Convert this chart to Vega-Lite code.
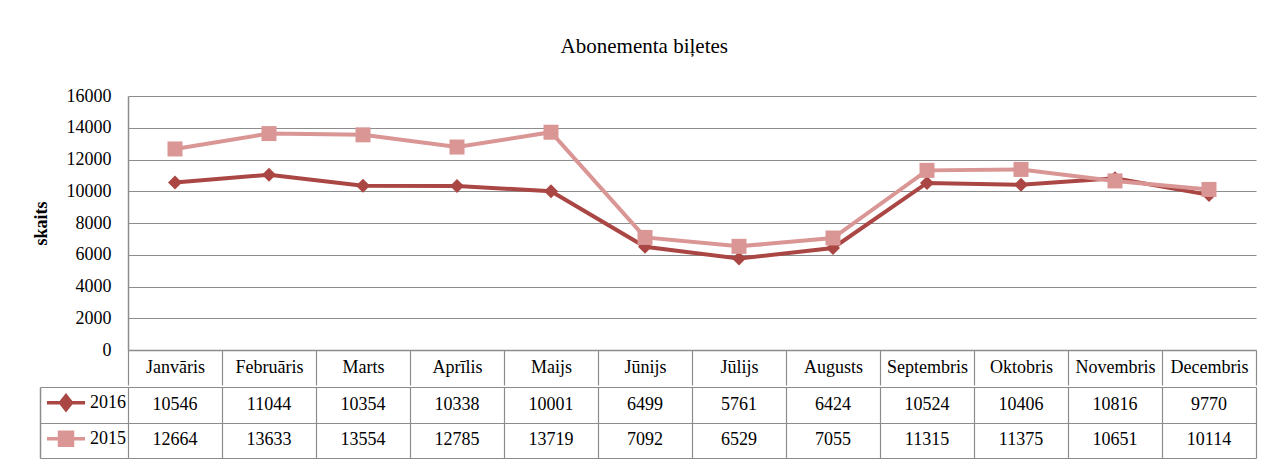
{
  "$schema": "https://vega.github.io/schema/vega-lite/v6.json",
  "padding": {"left": 32, "top": 36, "right": 5, "bottom": 0},
  "background": "white",
  "title": {"text": "Abonementa biļetes", "font": "Liberation Serif", "fontSize": 21, "fontWeight": "normal", "color": "black", "anchor": "middle", "offset": 30},
  "datasets": {
    "d": [
      {"month": "Janvāris", "series": "2016", "value": 10546},
      {"month": "Februāris", "series": "2016", "value": 11044},
      {"month": "Marts", "series": "2016", "value": 10354},
      {"month": "Aprīlis", "series": "2016", "value": 10338},
      {"month": "Maijs", "series": "2016", "value": 10001},
      {"month": "Jūnijs", "series": "2016", "value": 6499},
      {"month": "Jūlijs", "series": "2016", "value": 5761},
      {"month": "Augusts", "series": "2016", "value": 6424},
      {"month": "Septembris", "series": "2016", "value": 10524},
      {"month": "Oktobris", "series": "2016", "value": 10406},
      {"month": "Novembris", "series": "2016", "value": 10816},
      {"month": "Decembris", "series": "2016", "value": 9770},
      {"month": "Janvāris", "series": "2015", "value": 12664},
      {"month": "Februāris", "series": "2015", "value": 13633},
      {"month": "Marts", "series": "2015", "value": 13554},
      {"month": "Aprīlis", "series": "2015", "value": 12785},
      {"month": "Maijs", "series": "2015", "value": 13719},
      {"month": "Jūnijs", "series": "2015", "value": 7092},
      {"month": "Jūlijs", "series": "2015", "value": 6529},
      {"month": "Augusts", "series": "2015", "value": 7055},
      {"month": "Septembris", "series": "2015", "value": 11315},
      {"month": "Oktobris", "series": "2015", "value": 11375},
      {"month": "Novembris", "series": "2015", "value": 10651},
      {"month": "Decembris", "series": "2015", "value": 10114}
    ]
  },
  "spacing": 0,
  "resolve": {"scale": {"x": "independent", "y": "independent", "color": "independent", "shape": "independent", "size": "independent", "fill": "independent", "stroke": "independent"}},
  "vconcat": [
    {
      "width": 1128,
      "height": 254,
      "data": {"name": "d"},
      "encoding": {
        "x": {"field": "month", "type": "ordinal", "title": null, "bandPosition": 0.5,
          "sort": ["Janvāris", "Februāris", "Marts", "Aprīlis", "Maijs", "Jūnijs", "Jūlijs", "Augusts", "Septembris", "Oktobris", "Novembris", "Decembris"],
          "scale": {"type": "band", "paddingInner": 0, "paddingOuter": 0},
          "axis": {"orient": "bottom", "grid": false, "domain": true, "ticks": true, "tickBand": "extent", "tickSize": 35, "labelPadding": -17.5, "labelBaseline": "middle", "labelAngle": 0, "labelFontSize": 18}},
        "y": {"field": "value", "type": "quantitative", "title": "skaits",
          "scale": {"domain": [0, 16000]},
          "axis": {"values": [0, 2000, 4000, 6000, 8000, 10000, 12000, 14000, 16000], "format": "d", "ticks": false, "labelPadding": 17, "labelFontSize": 18, "grid": true, "titleFontWeight": "bold", "titleFontSize": 18, "titlePadding": 16, "titleColor": "black"}}
      },
      "layer": [
        {
          "mark": {"type": "line", "strokeWidth": 4},
          "encoding": {
            "color": {"field": "series", "type": "nominal", "legend": null, "sort": ["2016", "2015"],
              "scale": {"domain": ["2016", "2015"], "range": ["#AA4643", "#D99694"]}}
          }
        },
        {
          "mark": {"type": "point", "filled": true, "opacity": 1},
          "encoding": {
            "color": {"field": "series", "type": "nominal", "legend": null,
              "scale": {"domain": ["2016", "2015"], "range": ["#AA4643", "#D99694"]}},
            "shape": {"field": "series", "type": "nominal", "legend": null,
              "scale": {"domain": ["2016", "2015"], "range": ["diamond", "square"]}},
            "size": {"field": "series", "type": "nominal", "legend": null,
              "scale": {"domain": ["2016", "2015"], "range": [196, 225]}}
          }
        }
      ]
    },
    {
      "width": 1128,
      "height": 71,
      "data": {"name": "d"},
      "encoding": {
        "x": {"field": "month", "type": "ordinal", "title": null,
          "sort": ["Janvāris", "Februāris", "Marts", "Aprīlis", "Maijs", "Jūnijs", "Jūlijs", "Augusts", "Septembris", "Oktobris", "Novembris", "Decembris"],
          "scale": {"type": "band", "paddingInner": 0, "paddingOuter": 0},
          "axis": {"grid": true, "tickBand": "extent", "labels": false, "ticks": false, "domain": false}},
        "y": {"field": "series", "type": "nominal", "title": null, "sort": ["2016", "2015"],
          "scale": {"type": "band", "paddingInner": 0, "paddingOuter": 0},
          "axis": {"grid": true, "tickBand": "extent", "labels": false, "ticks": true, "tickSize": -88, "offset": 88, "domain": true}}
      },
      "layer": [
        {
          "mark": {"type": "text", "font": "Liberation Serif", "fontSize": 18, "color": "black"},
          "encoding": {"text": {"field": "value", "type": "quantitative", "format": "d"}}
        },
        {
          "mark": {"type": "point", "filled": true, "opacity": 0},
          "encoding": {
            "fill": {"field": "series", "type": "nominal",
              "scale": {"domain": ["2016", "2015"], "range": ["#AA4643", "#D99694"]}},
            "stroke": {"field": "series", "type": "nominal",
              "scale": {"domain": ["2016", "2015"], "range": ["#AA4643", "#D99694"]}},
            "shape": {"field": "series", "type": "nominal",
              "scale": {"domain": ["2016", "2015"], "range": ["M-1.9,0L1.9,0M0,-0.7L0.55,0L0,0.7L-0.55,0Z", "M-1.9,0L1.9,0M-0.65,-0.65L0.65,-0.65L0.65,0.65L-0.65,0.65Z"]},
              "legend": {"orient": "none", "legendX": -74, "legendY": 3.75, "title": null, "padding": 0, "symbolSize": 400, "symbolStrokeWidth": 3.5, "symbolOpacity": 1, "labelFont": "Liberation Serif", "labelFontSize": 18, "labelColor": "black", "labelOffset": 12, "rowPadding": 8, "direction": "vertical"}}
          }
        }
      ]
    }
  ],
  "config": {
    "view": {"stroke": null},
    "axis": {"labelFont": "Liberation Serif", "labelColor": "black", "titleFont": "Liberation Serif", "domainColor": "#8c8c8c", "tickColor": "#8c8c8c", "gridColor": "#8c8c8c", "domainWidth": 1.5, "gridWidth": 1.2, "tickWidth": 1.2}
  }
}
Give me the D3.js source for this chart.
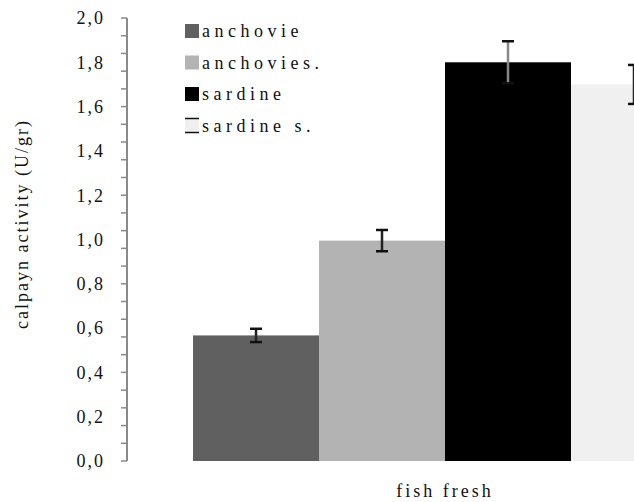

━━━━━━━━━━━━━━━━━━━━

What is being asked: Do not include the images; transcribe the rest of the listing exactly.

Task solution:
Convert this chart to Vega-Lite code.
{
  "$schema": "https://vega.github.io/schema/vega-lite/v6.json",
  "padding": {"left": 32, "top": 36, "right": 5, "bottom": 0},
  "background": "white",
  "title": {"text": "Abonementa biļetes", "font": "Liberation Serif", "fontSize": 21, "fontWeight": "normal", "color": "black", "anchor": "middle", "offset": 30},
  "datasets": {
    "d": [
      {"month": "Janvāris", "series": "2016", "value": 10546},
      {"month": "Februāris", "series": "2016", "value": 11044},
      {"month": "Marts", "series": "2016", "value": 10354},
      {"month": "Aprīlis", "series": "2016", "value": 10338},
      {"month": "Maijs", "series": "2016", "value": 10001},
      {"month": "Jūnijs", "series": "2016", "value": 6499},
      {"month": "Jūlijs", "series": "2016", "value": 5761},
      {"month": "Augusts", "series": "2016", "value": 6424},
      {"month": "Septembris", "series": "2016", "value": 10524},
      {"month": "Oktobris", "series": "2016", "value": 10406},
      {"month": "Novembris", "series": "2016", "value": 10816},
      {"month": "Decembris", "series": "2016", "value": 9770},
      {"month": "Janvāris", "series": "2015", "value": 12664},
      {"month": "Februāris", "series": "2015", "value": 13633},
      {"month": "Marts", "series": "2015", "value": 13554},
      {"month": "Aprīlis", "series": "2015", "value": 12785},
      {"month": "Maijs", "series": "2015", "value": 13719},
      {"month": "Jūnijs", "series": "2015", "value": 7092},
      {"month": "Jūlijs", "series": "2015", "value": 6529},
      {"month": "Augusts", "series": "2015", "value": 7055},
      {"month": "Septembris", "series": "2015", "value": 11315},
      {"month": "Oktobris", "series": "2015", "value": 11375},
      {"month": "Novembris", "series": "2015", "value": 10651},
      {"month": "Decembris", "series": "2015", "value": 10114}
    ]
  },
  "spacing": 0,
  "resolve": {"scale": {"x": "independent", "y": "independent", "color": "independent", "shape": "independent", "size": "independent", "fill": "independent", "stroke": "independent"}},
  "vconcat": [
    {
      "width": 1128,
      "height": 254,
      "data": {"name": "d"},
      "encoding": {
        "x": {"field": "month", "type": "ordinal", "title": null, "bandPosition": 0.5,
          "sort": ["Janvāris", "Februāris", "Marts", "Aprīlis", "Maijs", "Jūnijs", "Jūlijs", "Augusts", "Septembris", "Oktobris", "Novembris", "Decembris"],
          "scale": {"type": "band", "paddingInner": 0, "paddingOuter": 0},
          "axis": {"orient": "bottom", "grid": false, "domain": true, "ticks": true, "tickBand": "extent", "tickSize": 35, "labelPadding": -17.5, "labelBaseline": "middle", "labelAngle": 0, "labelFontSize": 18}},
        "y": {"field": "value", "type": "quantitative", "title": "skaits",
          "scale": {"domain": [0, 16000]},
          "axis": {"values": [0, 2000, 4000, 6000, 8000, 10000, 12000, 14000, 16000], "format": "d", "ticks": false, "labelPadding": 17, "labelFontSize": 18, "grid": true, "titleFontWeight": "bold", "titleFontSize": 18, "titlePadding": 16, "titleColor": "black"}}
      },
      "layer": [
        {
          "mark": {"type": "line", "strokeWidth": 4},
          "encoding": {
            "color": {"field": "series", "type": "nominal", "legend": null, "sort": ["2016", "2015"],
              "scale": {"domain": ["2016", "2015"], "range": ["#AA4643", "#D99694"]}}
          }
        },
        {
          "mark": {"type": "point", "filled": true, "opacity": 1},
          "encoding": {
            "color": {"field": "series", "type": "nominal", "legend": null,
              "scale": {"domain": ["2016", "2015"], "range": ["#AA4643", "#D99694"]}},
            "shape": {"field": "series", "type": "nominal", "legend": null,
              "scale": {"domain": ["2016", "2015"], "range": ["diamond", "square"]}},
            "size": {"field": "series", "type": "nominal", "legend": null,
              "scale": {"domain": ["2016", "2015"], "range": [196, 225]}}
          }
        }
      ]
    },
    {
      "width": 1128,
      "height": 71,
      "data": {"name": "d"},
      "encoding": {
        "x": {"field": "month", "type": "ordinal", "title": null,
          "sort": ["Janvāris", "Februāris", "Marts", "Aprīlis", "Maijs", "Jūnijs", "Jūlijs", "Augusts", "Septembris", "Oktobris", "Novembris", "Decembris"],
          "scale": {"type": "band", "paddingInner": 0, "paddingOuter": 0},
          "axis": {"grid": true, "tickBand": "extent", "labels": false, "ticks": false, "domain": false}},
        "y": {"field": "series", "type": "nominal", "title": null, "sort": ["2016", "2015"],
          "scale": {"type": "band", "paddingInner": 0, "paddingOuter": 0},
          "axis": {"grid": true, "tickBand": "extent", "labels": false, "ticks": true, "tickSize": -88, "offset": 88, "domain": true}}
      },
      "layer": [
        {
          "mark": {"type": "text", "font": "Liberation Serif", "fontSize": 18, "color": "black"},
          "encoding": {"text": {"field": "value", "type": "quantitative", "format": "d"}}
        },
        {
          "mark": {"type": "point", "filled": true, "opacity": 0},
          "encoding": {
            "fill": {"field": "series", "type": "nominal",
              "scale": {"domain": ["2016", "2015"], "range": ["#AA4643", "#D99694"]}},
            "stroke": {"field": "series", "type": "nominal",
              "scale": {"domain": ["2016", "2015"], "range": ["#AA4643", "#D99694"]}},
            "shape": {"field": "series", "type": "nominal",
              "scale": {"domain": ["2016", "2015"], "range": ["M-1.9,0L1.9,0M0,-0.7L0.55,0L0,0.7L-0.55,0Z", "M-1.9,0L1.9,0M-0.65,-0.65L0.65,-0.65L0.65,0.65L-0.65,0.65Z"]},
              "legend": {"orient": "none", "legendX": -74, "legendY": 3.75, "title": null, "padding": 0, "symbolSize": 400, "symbolStrokeWidth": 3.5, "symbolOpacity": 1, "labelFont": "Liberation Serif", "labelFontSize": 18, "labelColor": "black", "labelOffset": 12, "rowPadding": 8, "direction": "vertical"}}
          }
        }
      ]
    }
  ],
  "config": {
    "view": {"stroke": null},
    "axis": {"labelFont": "Liberation Serif", "labelColor": "black", "titleFont": "Liberation Serif", "domainColor": "#8c8c8c", "tickColor": "#8c8c8c", "gridColor": "#8c8c8c", "domainWidth": 1.5, "gridWidth": 1.2, "tickWidth": 1.2}
  }
}
Give me the D3.js source for this chart.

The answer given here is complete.